Plaintiffs lost in the lawsuit on May 29 in the Tokyo District Court to accuse of responsibilities of the legislature which would not introduce a civil status system to allow a married couple to use separate family names. The complainants demanded compensation. This is the first ruling on the issue, but it does not correspond to the current realities and exposes an old aspect of judiciary.
COURT DECISION MUST REFLECT SOCIAL NEEDS
A group of five residents of Tokyo, Toyama and Kyoto, which includes men and women, sued the state, contending that it is unconstitutional that the government would not amend a civil code which does not allow a married couple to use separate family names. The plaintiffs demanded a total of six million Yen of compensation. The focal point lied in Article 750 of Civil Code that specifies 'a married couple shall have a single family name of a husband or a wife': was the description in favor or against the Constitution?

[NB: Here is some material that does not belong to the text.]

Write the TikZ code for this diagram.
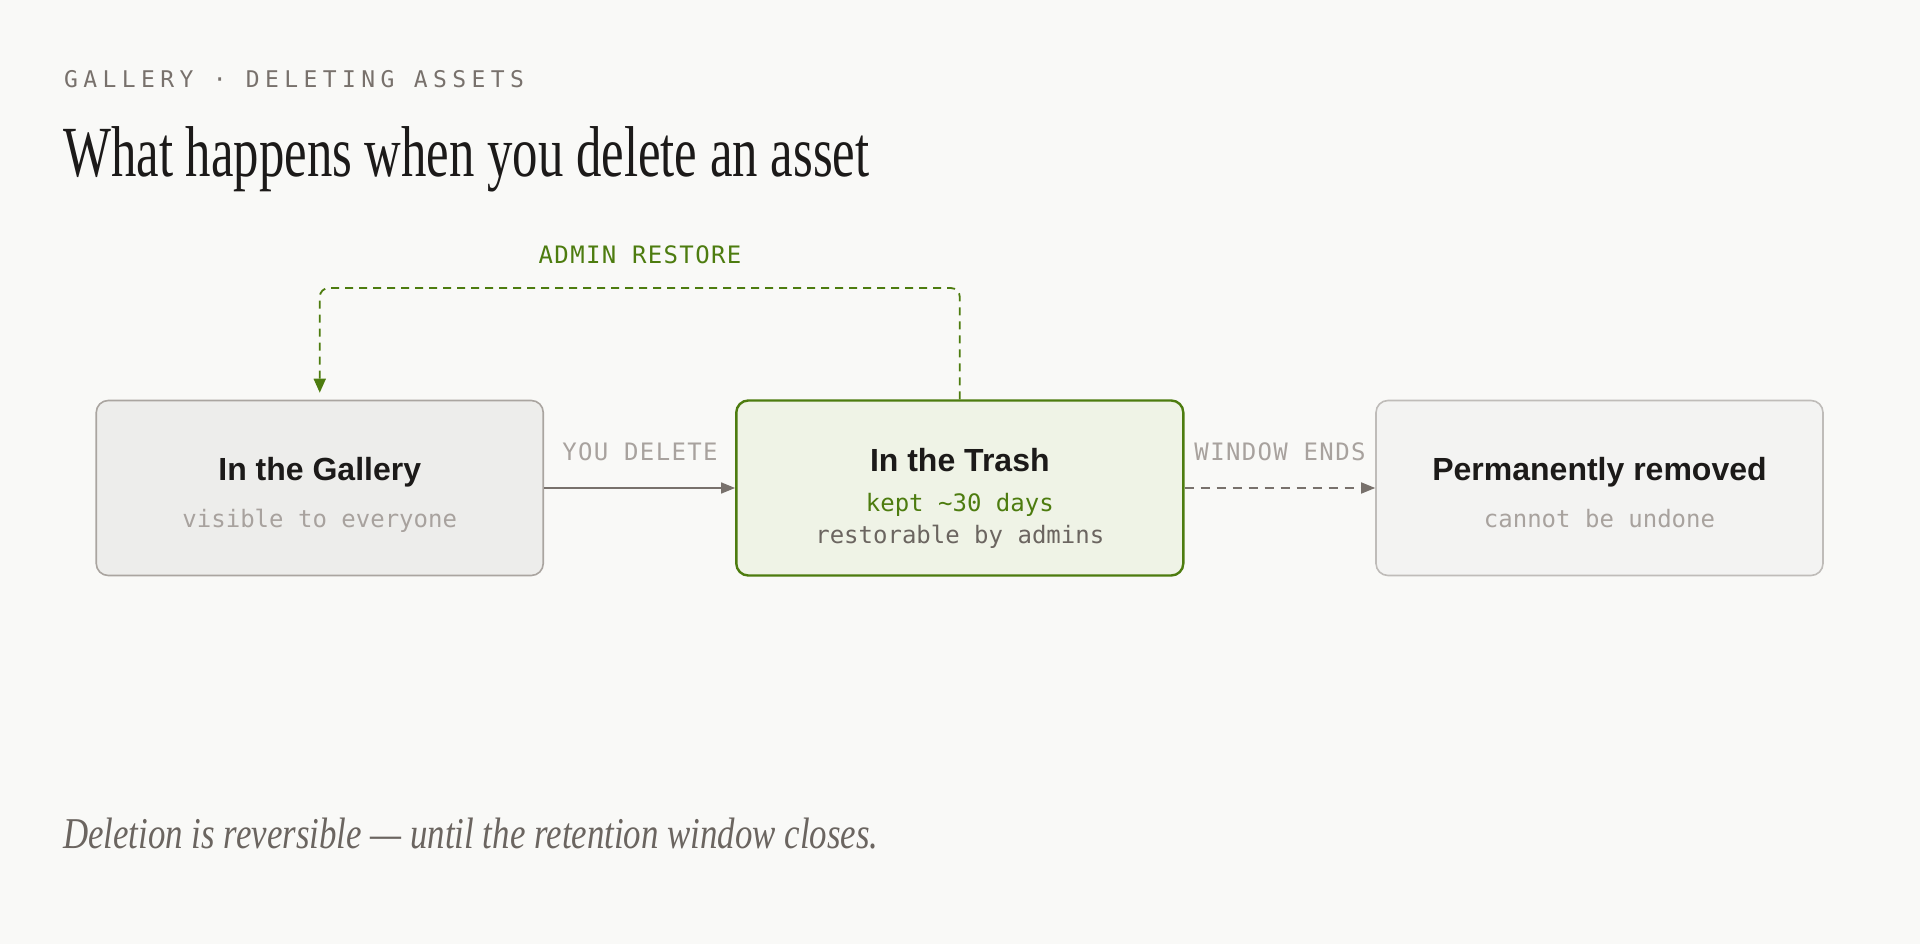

The court ruling says; it is not hard to suppose that some inconveniences will occur, for instance, ruptures of human relations and professional carrier if one's family name changes, but the Constitution does not assure the right that each of the married couple can use a family name before marriage. The court rejected the plaintiffs' demand.
The judgment continues to say that 'a family name constitutes part of personality of an individual' but that 'it is not clear that Article 13, which stipulates respect of individuals, contains the said right in a guaranteed manner. As for Article 24, which specifies on equality of genders, the court says 'the provision does not ensure the right that a married couple may use separate family names'.
More People Advocate Married Couple May Have Separate Names
According to a survey conducted two years ago by the Ministry of Health, Labor and Welfare, wives employ a family name of their husbands when marrying and the rate reaches an extent of 96%. Disadvantage due to a change of family name is concentrated on the side of women. Women who disfavor this system use dual family names or lead a married life without registering matrimony. But such a woman, or a couple, faces several inconveniences, limitations and demerits and suffers from the system. The number of these people increases.
The plaintiffs claimed of unconstitutionality of articles of civil code; consciousness on a family and a married life and their realities have changed, which undermines a habit to compel a couple to use a single family name. Meanwhile, the state argues that in accordance with the social norm, an introduction of a separate family name system is not necessarily indispensable.
Does the social opinion agree to the government's argument? According to a survey held last December by the Cabinet Office, approximately 30% of the contestants replied in favor of the introduction and, among women in their 20s and 30s, 50% of them answered that the articles of civil code could be revised and 20%, replied No, as unnecessary. More people in the younger generation support the idea that a married couple can use separate family names.
Advice from the UN Human Right Council
The Legislative Council of the Ministry of Justice replied in 1996 on the bill to revise the civil code by which a married couple might use separate family names. But opposition was so strong in the ruling Liberal Democratic Party that the bill was shelved in submission to the Diet. The succeeding government of the Democratic Party of Japan, which was enthusiastic in introducing a new civil system and actually had raised the demand in their election Manifesto, failed to present the bill to the Diet.
The UN Committee on Abolition of Discrimination against Women has issued advice, which says that it is unresolved to compel a change of family name at the time of marriage, and proposed to revise civil code several times. Many countries in Europe and Asia employ a selective system to allow a married couple to use separate family names.
Formation of family, or family structure, is diverse today along women's advancement into the society. Under the circumstances a civil system should reflect realities. The said plaintiffs have appealed the case to the high court. The judiciary stands at a historic phase to respect social realities.